NF: I'm alive. About to go to work. Worst head cold in ages. Worst week in ages.
Plenty of hope.
 
:( :( :( *hugs everybody who wants to be hugged*

rahvin: Concerning teacher employments - there's a lack of educated teachers here in Sweden, and I think that the chances of getting an employment as a language teacher is above average. It might not be that good though. Rather few pupils chooses to study languages as soon as it's not compulsory, and the environment in Swedish schools are quite harsh in the average and below-average schools.

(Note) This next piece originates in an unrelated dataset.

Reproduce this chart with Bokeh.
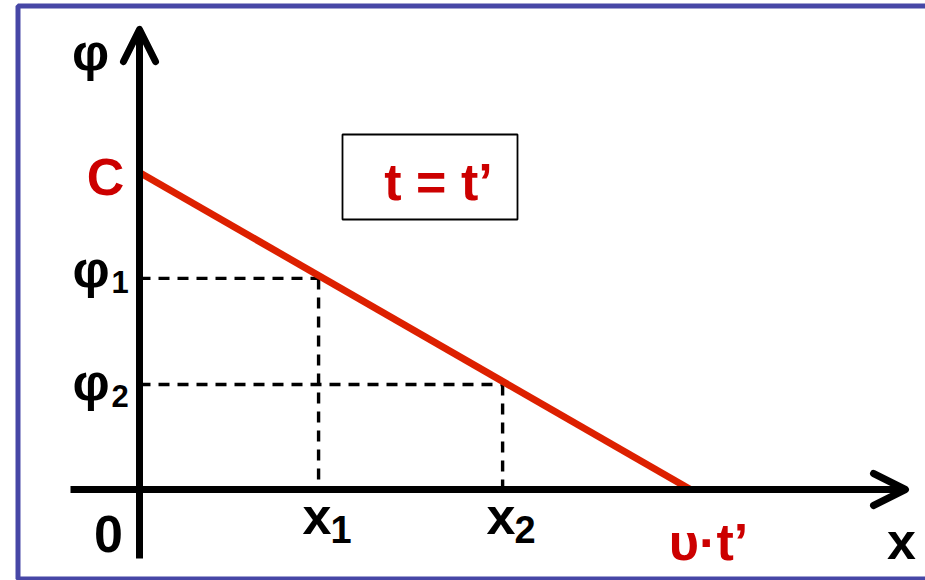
from bokeh.plotting import figure
from bokeh.models import Arrow, OpenHead, BoxAnnotation, Range1d
from bokeh.core.properties import value
from bokeh.embed import file_html
from bokeh.resources import INLINE

# Potential falls linearly from C at x = 0 to zero at x = u*t'
line_x = [0.0, 1.0]          # 0 .. u*t'
line_phi = [1.0, 0.0]        # C .. 0
x_marks = [0.325, 0.659]     # x1, x2
phi_marks = [0.666, 0.331]   # phi1, phi2
x_names = ["x", "x"]
x_subs = ["1", "2"]
phi_subs = ["1", "2"]

W, H = 925, 580
# pixel geometry of the drawing
OX, OY = 139, 489            # origin in page pixels
SX, SY = 551, 317            # pixels per data unit
LIFT = 17                    # baseline correction for the svg text


def ux(px):
    """page pixel column -> data x"""
    return (px - OX) / SX


def uy(py):
    """page pixel row -> data y"""
    return (OY - py) / SY


p = figure(width=W, height=H, output_backend="svg", toolbar_location=None,
           x_range=Range1d(ux(0), ux(W)), y_range=Range1d(uy(H), uy(0)),
           min_border=0, min_border_left=0, min_border_right=0,
           min_border_top=0, min_border_bottom=0)
p.axis.visible = False
p.grid.visible = False
p.outline_line_color = None
p.background_fill_color = "white"
p.border_fill_color = "white"

RED_LINE = "#dd2000"
RED_TEXT = "#cc0000"
FONT = value("Liberation Sans")

# frame around the slide
p.add_layout(BoxAnnotation(left=ux(17.5), right=ux(980), top=uy(5.5), bottom=uy(578.5),
                           fill_alpha=0, line_color="#4747a6", line_alpha=1, line_width=5,
                           level="underlay"))

# box with the time label
p.add_layout(BoxAnnotation(left=ux(342), right=ux(517), top=uy(134), bottom=uy(219),
                           fill_color="white", fill_alpha=1, line_color="black",
                           line_alpha=1, line_width=1.8, level="underlay"))

# dashed guides from the axes to the line
for xv, pv in zip(x_marks, phi_marks):
    p.line([0, xv], [pv, pv], line_color="black", line_width=3.4, line_dash="11 8")
    p.line([xv, xv], [pv, 0], line_color="black", line_width=3.4, line_dash="11 8")

# axes with open arrow heads
p.add_layout(Arrow(end=OpenHead(size=32, line_width=7, line_color="black",
                                line_cap="round", line_join="round"),
                   x_start=0, y_start=uy(558), x_end=0, y_end=uy(29),
                   line_width=7, line_color="black"))
p.add_layout(Arrow(end=OpenHead(size=32, line_width=7, line_color="black",
                                line_cap="round", line_join="round"),
                   x_start=ux(70), y_start=0, x_end=ux(905), y_end=0,
                   line_width=7, line_color="black"))

# the potential profile
p.line(line_x, line_phi, line_color=RED_LINE, line_width=7)


def label(txt, x, y, size, color="black", align="left"):
    p.text(x=[x], y=[y + LIFT / SY], text=[txt], text_font=FONT, text_font_style="bold",
           text_font_size=f"{size}px", text_color=color, text_align=align,
           text_baseline="alphabetic")


MAIN = 52
SUB_X = 38
SUB_P = 31

# axis names
label("φ", ux(90), uy(68), MAIN, align="center")
label("x", ux(901), uy(557), MAIN, align="center")
label("0", ux(108), uy(550), MAIN, align="center")

# value at the origin and the zero crossing
label("C", 0 + ux(105) - ux(OX), line_phi[0] + uy(193) - uy(172), 52, RED_TEXT, "center")
label("υ·t’", line_x[1] + ux(708) - ux(690), uy(558), 52, RED_TEXT, "center")

# x1, x2 tick names
for xv, name, sub in zip(x_marks, x_names, x_subs):
    xp = OX + xv * SX
    label(name, ux(xp - 16), uy(532), MAIN)
    label(sub, ux(xp + 12), uy(546), SUB_X)

# phi1, phi2 tick names
for pv, sub, base, sbase in zip(phi_marks, phi_subs, [285, 398], [298, 412]):
    label("φ", ux(72), uy(base), MAIN)
    label(sub, ux(111), uy(sbase), SUB_P)

# time label inside the box
label("t = t’", ux(438), uy(198), 52, RED_TEXT, "center")

open("out.html", "w").write(file_html(p, INLINE))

hyena: I recognize myself a little in what you're writing about 'jumping-through-hoops'. Of course, I'm five-six years younger than you, so I haven't got the chance to failure in anything more important yet (that sounded very encouraging, didn't it? :grin: ), but in several cases were my marks have been balancing between two grades, I have always got the higher one because I'm kind and polite, even though I haven't deserved it.

I'm very seldom using my full capacity even when it would be needed, because I'm used to make almost the effort needed to reach my goal, and then rely on that my smile will do the rest. But I'm sure that I - and you - really has the capacity to reach our goals. We'll meet in the battle for the president position. ;)



NF: :confused:
 
@cot: thanks, that's some good news. i'm sure the place is not abundant in italian teachers, and i certainly know my language well enough to be one. i might end up getting some certificates for that too, i think it'd be cool to find such a job.
and the hugs are welcome too, especially today.
 
@the miserable men, women, dwarves and various animals: as said, everything has already been said, so I´ll just suggest you lock the door, shut down the lights and listen to r.e.m.´s everybody hurts ten times in a row. it just might save your mental health.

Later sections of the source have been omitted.